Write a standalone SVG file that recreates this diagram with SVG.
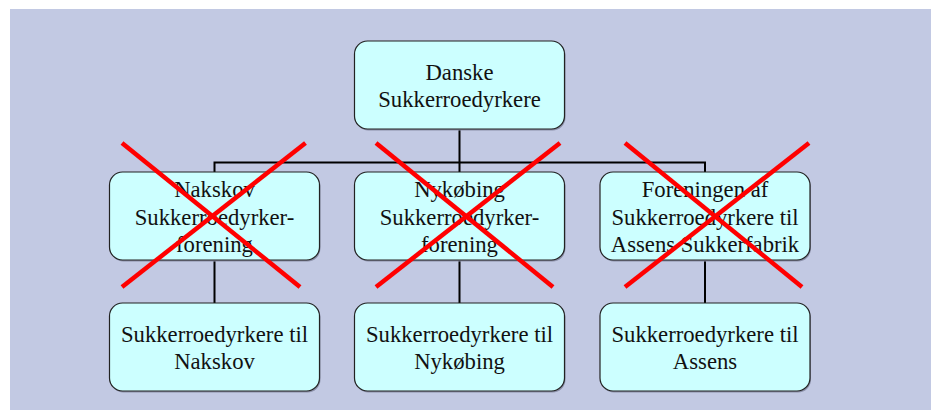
<svg xmlns="http://www.w3.org/2000/svg" width="936" height="410" viewBox="0 0 936 410">
<style>
.bg{fill:#c2c9e3}
.node{fill:#ccffff;stroke:#222;stroke-width:1.2}
.shadow{fill:#8a8fa8}
.conn{fill:none;stroke:#000;stroke-width:2}
.cross{stroke:#ff0000;stroke-width:4.5;stroke-linecap:butt}
.t{font-family:'Liberation Serif','DejaVu Serif',serif;font-size:22.7px;fill:#111;text-anchor:middle}
</style>
<rect x="0" y="0" width="936" height="410" fill="#ffffff"/>
<rect class="bg" x="10" y="9" width="921" height="401"/>
<g id="connectors">
<path class="conn" d="M459.5 129 V162.5 M214.5 172 V162.5 H705 V172 M459.5 162.5 V172"/>
<path class="conn" d="M214.5 260 V303 M459.5 260 V303 M705 260 V303"/>
</g>
<g id="n0">
<rect class="shadow" x="355.5" y="42.5" width="210" height="88" rx="13"/>
<rect class="node" x="354.5" y="41" width="210" height="88" rx="13"/>
<text class="t" font-family="Liberation Serif" x="459.5" y="80">Danske</text>
<text class="t" font-family="Liberation Serif" x="459.5" y="106.5">Sukkerroedyrkere</text>
</g>
<g id="n1">
<rect class="shadow" x="110.5" y="173.5" width="210" height="88" rx="13"/>
<rect class="node" x="109.5" y="172" width="210" height="88" rx="13"/>
<text class="t" font-family="Liberation Serif" x="214.5" y="197">Nakskov</text>
<text class="t" font-family="Liberation Serif" x="214.5" y="224.5">Sukkerroedyrker-</text>
<text class="t" font-family="Liberation Serif" x="214.5" y="251.5">forening</text>
</g>
<g id="n2">
<rect class="shadow" x="355.5" y="173.5" width="210" height="88" rx="13"/>
<rect class="node" x="354.5" y="172" width="210" height="88" rx="13"/>
<text class="t" font-family="Liberation Serif" x="459.5" y="197">Nykøbing</text>
<text class="t" font-family="Liberation Serif" x="459.5" y="224.5">Sukkerroedyrker-</text>
<text class="t" font-family="Liberation Serif" x="459.5" y="251.5">forening</text>
</g>
<g id="n3">
<rect class="shadow" x="601" y="173.5" width="210" height="88" rx="13"/>
<rect class="node" x="600" y="172" width="210" height="88" rx="13"/>
<text class="t" font-family="Liberation Serif" x="705" y="197">Foreningen af</text>
<text class="t" font-family="Liberation Serif" x="705" y="224.5">Sukkerroedyrkere til</text>
<text class="t" font-family="Liberation Serif" x="705" y="251.5">Assens Sukkerfabrik</text>
</g>
<g id="n4">
<rect class="shadow" x="110.5" y="304.5" width="210" height="88" rx="13"/>
<rect class="node" x="109.5" y="303" width="210" height="88" rx="13"/>
<text class="t" font-family="Liberation Serif" x="214.5" y="341.5">Sukkerroedyrkere til</text>
<text class="t" font-family="Liberation Serif" x="214.5" y="369">Nakskov</text>
</g>
<g id="n5">
<rect class="shadow" x="355.5" y="304.5" width="210" height="88" rx="13"/>
<rect class="node" x="354.5" y="303" width="210" height="88" rx="13"/>
<text class="t" font-family="Liberation Serif" x="459.5" y="341.5">Sukkerroedyrkere til</text>
<text class="t" font-family="Liberation Serif" x="459.5" y="369">Nykøbing</text>
</g>
<g id="n6">
<rect class="shadow" x="601" y="304.5" width="210" height="88" rx="13"/>
<rect class="node" x="600" y="303" width="210" height="88" rx="13"/>
<text class="t" font-family="Liberation Serif" x="705" y="341.5">Sukkerroedyrkere til</text>
<text class="t" font-family="Liberation Serif" x="705" y="369">Assens</text>
</g>
<g id="crosses">
<line class="cross" x1="122" y1="143" x2="300" y2="287"/>
<line class="cross" x1="305.5" y1="143" x2="122" y2="287"/>
<line class="cross" x1="376" y1="143" x2="553" y2="287"/>
<line class="cross" x1="560" y1="143" x2="376" y2="287"/>
<line class="cross" x1="625" y1="143" x2="802" y2="287"/>
<line class="cross" x1="809" y1="143" x2="625" y2="287"/>
</g>
</svg>
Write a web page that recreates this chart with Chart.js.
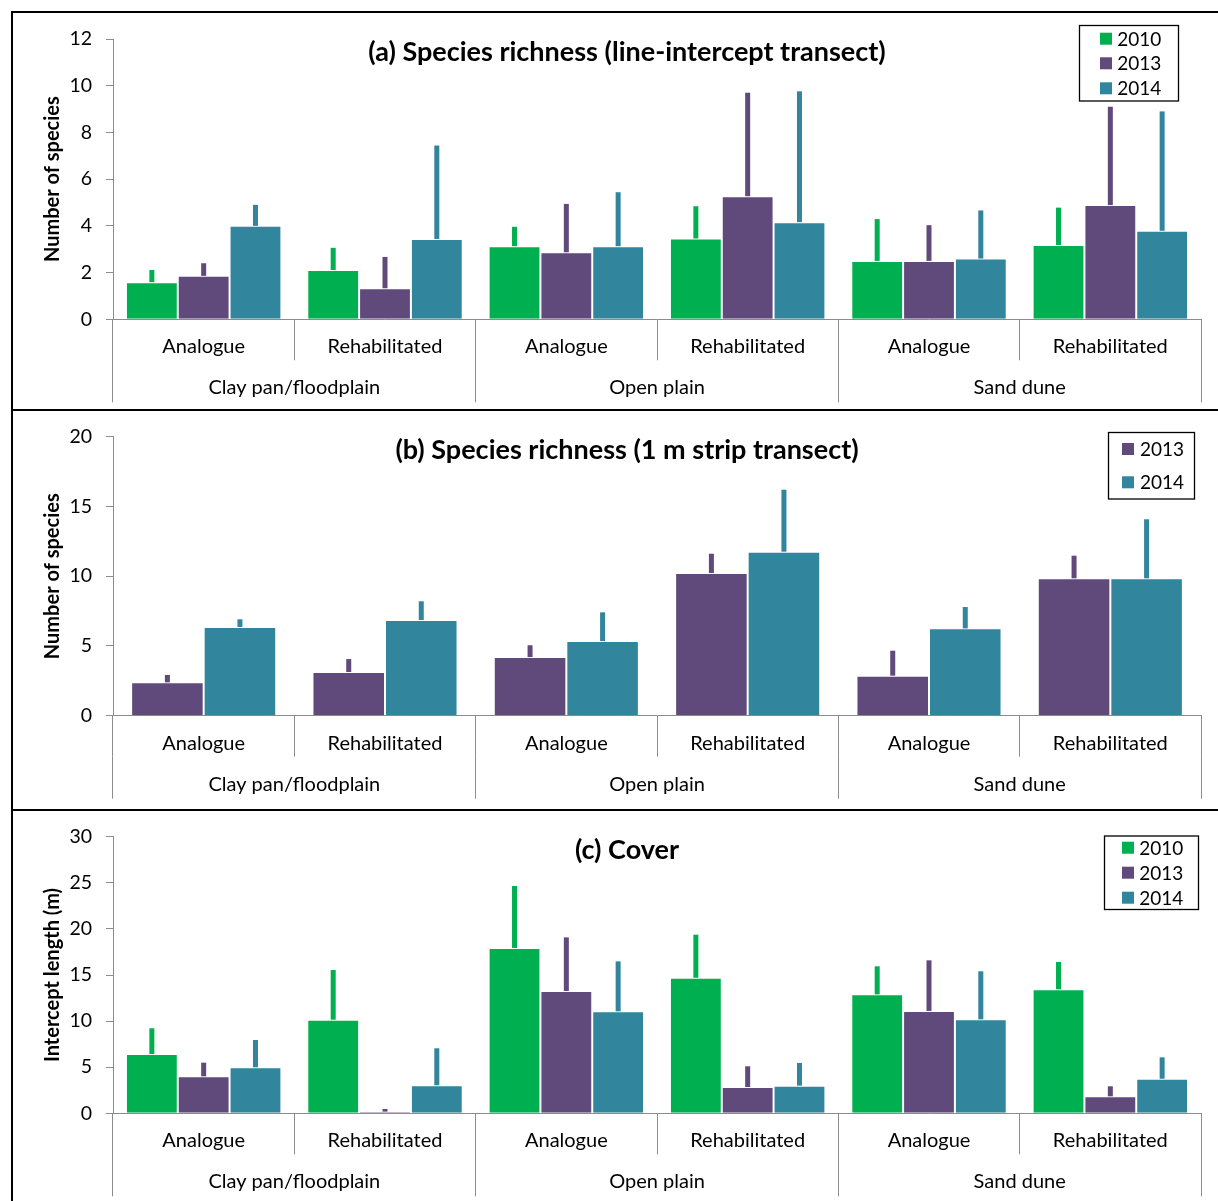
<!DOCTYPE html>
<html><head><meta charset="utf-8">
<script src="https://cdn.jsdelivr.net/npm/chart.js@4.4.1/dist/chart.umd.min.js"></script>
<style>
html,body{margin:0;padding:0;background:#fff;overflow:hidden;width:1218px;height:1201px;}
.wrap{position:absolute;left:0;width:1218px;}
.line{position:absolute;background:#000;z-index:5;}
</style></head><body>
<div class="wrap" style="top:12px;height:396px"><canvas id="ca"></canvas></div>
<div class="wrap" style="top:410px;height:396px"><canvas id="cb"></canvas></div>
<div class="wrap" style="top:810px;height:391px"><canvas id="cc"></canvas></div>
<div class="line" style="left:11px;top:11px;width:1207px;height:2px"></div>
<div class="line" style="left:11px;top:11px;width:2px;height:1190px"></div>
<div class="line" style="left:11px;top:409px;width:1207px;height:2px"></div>
<div class="line" style="left:11px;top:809px;width:1207px;height:2px"></div>
<script>
// ---- data ----
const categories = ['Analogue','Rehabilitated','Analogue','Rehabilitated','Analogue','Rehabilitated'];
const habitats = ['Clay pan/floodplain','Open plain','Sand dune'];

// (a) Species richness (line-intercept transect): means and error (upper) amounts
const a2010 = [1.59, 2.11, 3.13, 3.46, 2.50, 3.18];
const a2010Err = [0.52, 0.95, 0.83, 1.38, 1.79, 1.60];
const a2013 = [1.86, 1.33, 2.87, 5.27, 2.50, 4.89];
const a2013Err = [0.54, 1.34, 2.07, 4.43, 1.53, 4.21];
const a2014 = [4.00, 3.44, 3.13, 4.16, 2.60, 3.79];
const a2014Err = [0.90, 4.00, 2.31, 5.60, 2.06, 5.11];

// (b) Species richness (1 m strip transect)
const b2013 = [2.39, 3.13, 4.20, 10.23, 2.87, 9.85];
const b2013Err = [0.53, 0.93, 0.85, 1.38, 1.79, 1.62];
const b2014 = [6.36, 6.86, 5.35, 11.76, 6.26, 9.85];
const b2014Err = [0.55, 1.34, 2.06, 4.44, 1.53, 4.23];

// (c) Cover
const c2010 = [6.43, 10.15, 17.93, 14.70, 12.90, 13.45];
const c2010Err = [2.79, 5.39, 6.72, 4.67, 3.04, 2.96];
const c2013 = [4.01, 0.18, 13.26, 2.85, 11.10, 1.84];
const c2013Err = [1.48, 0.29, 5.82, 2.25, 5.49, 1.09];
const c2014 = [4.99, 3.04, 11.06, 3.00, 10.19, 3.75];
const c2014Err = [2.96, 4.01, 5.42, 2.46, 5.21, 2.32];

const COLORS = {'2010':'#00B050','2013':'#604A7B','2014':'#31859C'};
const AXIS = '#8c8c8c';
const FONT = 'Lato, "Noto Sans", sans-serif';

const errorBars = {
  id:'errorBars',
  afterDatasetsDraw(chart){
    const ctx = chart.ctx, y = chart.scales.y;
    chart.data.datasets.forEach((ds,i)=>{
      const meta = chart.getDatasetMeta(i);
      meta.data.forEach((bar,j)=>{
        const v = ds.data[j], e = ds.errors[j];
        const top = y.getPixelForValue(v+e), base = y.getPixelForValue(v);
        ctx.save();
        ctx.fillStyle = ds.backgroundColor;
        ctx.fillRect(bar.x-2.5, top, 5, base-top);
        ctx.restore();
      });
    });
  }
};

const boxLegend = {
  id:'boxLegend',
  afterDraw(chart, args, o){
    const ctx = chart.ctx;
    ctx.save();
    ctx.strokeStyle = '#000'; ctx.lineWidth = 1.3;
    ctx.strokeRect(o.x, o.y, o.w, o.h);
    ctx.font = o.size + 'px ' + FONT;
    ctx.textBaseline = 'middle'; ctx.textAlign = 'left';
    chart.data.datasets.forEach((ds,i)=>{
      const ry = o.rows[i];
      ctx.fillStyle = ds.backgroundColor;
      ctx.fillRect(o.sqX, ry-o.sq/2, o.sq, o.sq);
      ctx.fillStyle = '#000';
      ctx.fillText(ds.label, o.textX, ry+1);
    });
    ctx.restore();
  }
};

function makeChart(id, cfg){
  const datasets = cfg.series.map(s=>({
    label:s.label, data:s.data, errors:s.err,
    backgroundColor:COLORS[s.label], borderColor:'rgba(255,255,255,0.45)', borderWidth:1,
    barPercentage:1, categoryPercentage:cfg.catPct
  }));
  new Chart(document.getElementById(id), {
    type:'bar',
    data:{labels:categories, datasets},
    options:{
      responsive:true, maintainAspectRatio:false, animation:false,
      layout:{padding:{left:53, right:17, top:0, bottom:cfg.padBottom}},
      plugins:{
        legend:{display:false}, tooltip:{enabled:false},
        title:{display:true, text:cfg.title, color:'#000',
          font:{family:FONT, size:27, weight:'bold', lineHeight:1.2},
          padding:{top:cfg.titleTop, bottom:cfg.titleBottom}},
        boxLegend:cfg.legend
      },
      scales:{
        x:{type:'category', offset:true, weight:0, position:'bottom',
          grid:{offset:true, drawOnChartArea:false, drawTicks:true, tickLength:41, color:AXIS, lineWidth:1},
          border:{display:true, color:AXIS, width:1},
          ticks:{color:'#000', font:{family:FONT, size:20, lineHeight:1.2}, padding:-25.6, maxRotation:0, autoSkip:false},
          afterFit(s){ s.height = 41; }},
        x2:{type:'category', labels:habitats, offset:true, weight:1, position:'bottom',
          grid:{offset:true, drawOnChartArea:false, drawTicks:true, tickLength:42, color:AXIS, lineWidth:1},
          border:{display:false},
          ticks:{color:'#000', font:{family:FONT, size:20, lineHeight:1.2}, padding:-26.3, maxRotation:0, autoSkip:false},
          afterFit(s){ s.height = 42; }},
        y:{type:'linear', min:0, max:cfg.max,
          ticks:{stepSize:cfg.step, color:'#000', font:{family:FONT, size:19.5}, padding:14},
          grid:{drawOnChartArea:false, drawTicks:true, tickLength:7, color:AXIS},
          border:{display:true, color:AXIS, width:1},
          title:{display:true, text:cfg.yTitle, color:'#000',
            font:{family:FONT, size:20, weight:'bold', lineHeight:1.2}, padding:{top:-12, bottom:0}},
          afterFit(s){ s.width = 60; }}
      }
    },
    plugins:[errorBars, boxLegend]
  });
}

makeChart('ca', {
  title:'(a) Species richness (line-intercept transect)', yTitle:'Number of species',
  max:12, step:2, catPct:3/3.5, padBottom:5.7, titleTop:24.3, titleBottom:-29.7,
  series:[{label:'2010', data:a2010, err:a2010Err},{label:'2013', data:a2013, err:a2013Err},{label:'2014', data:a2014, err:a2014Err}],
  legend:{x:1079.5, y:13.5, w:99, h:75.5, rows:[26.7,51.3,76.3], sqX:1100, sq:12, textX:1117.3, size:19}
});
makeChart('cb', {
  title:'(b) Species richness (1 m strip transect)', yTitle:'Number of species',
  max:20, step:5, catPct:2/2.5, padBottom:7.3, titleTop:23.6, titleBottom:-29.3,
  series:[{label:'2013', data:b2013, err:b2013Err},{label:'2014', data:b2014, err:b2014Err}],
  legend:{x:1108.5, y:22.5, w:86, h:66.5, rows:[39,72.3], sqX:1122, sq:12, textX:1140, size:19}
});
makeChart('cc', {
  title:'(c) Cover', yTitle:'Intercept length (m)',
  max:30, step:5, catPct:3/3.5, padBottom:4.7, titleTop:23.6, titleBottom:-29.3,
  series:[{label:'2010', data:c2010, err:c2010Err},{label:'2013', data:c2013, err:c2013Err},{label:'2014', data:c2014, err:c2014Err}],
  legend:{x:1104.5, y:26, w:94, h:73.5, rows:[37.7,62.7,87.7], sqX:1122, sq:12, textX:1139.3, size:19}
});
</script>
</body></html>
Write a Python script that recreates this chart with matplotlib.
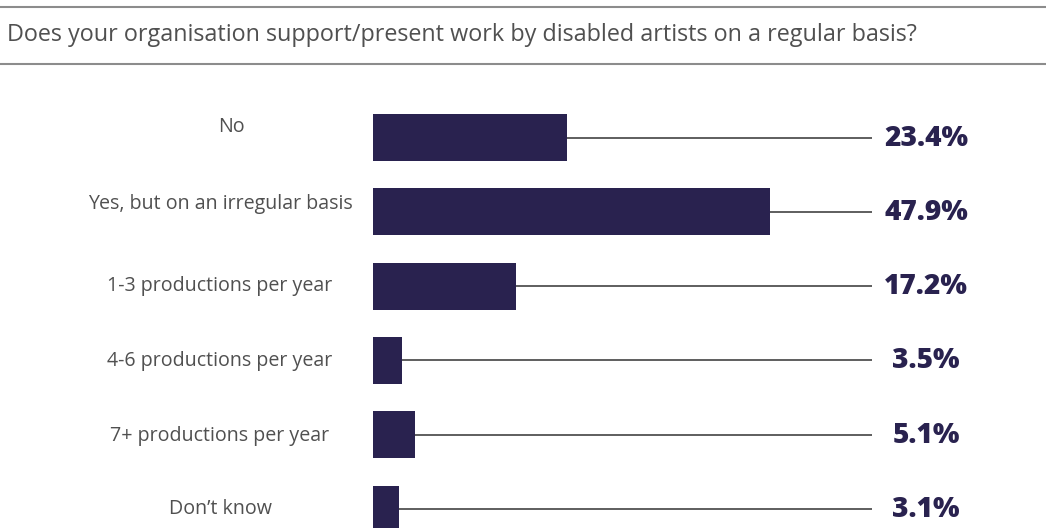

◆ **Short task**
Pictures are excluded. Repeat exactly the lines from the one containing "Write a web" to the one containing "const habitats = ['Clay", inclusive.

◆ **Complete answer**
Write a web page that recreates this chart with Chart.js.
<!DOCTYPE html>
<html><head><meta charset="utf-8">
<script src="https://cdn.jsdelivr.net/npm/chart.js@4.4.1/dist/chart.umd.min.js"></script>
<style>
html,body{margin:0;padding:0;background:#fff;overflow:hidden;width:1218px;height:1201px;}
.wrap{position:absolute;left:0;width:1218px;}
.line{position:absolute;background:#000;z-index:5;}
</style></head><body>
<div class="wrap" style="top:12px;height:396px"><canvas id="ca"></canvas></div>
<div class="wrap" style="top:410px;height:396px"><canvas id="cb"></canvas></div>
<div class="wrap" style="top:810px;height:391px"><canvas id="cc"></canvas></div>
<div class="line" style="left:11px;top:11px;width:1207px;height:2px"></div>
<div class="line" style="left:11px;top:11px;width:2px;height:1190px"></div>
<div class="line" style="left:11px;top:409px;width:1207px;height:2px"></div>
<div class="line" style="left:11px;top:809px;width:1207px;height:2px"></div>
<script>
// ---- data ----
const categories = ['Analogue','Rehabilitated','Analogue','Rehabilitated','Analogue','Rehabilitated'];
const habitats = ['Clay pan/floodplain','Open plain','Sand dune'];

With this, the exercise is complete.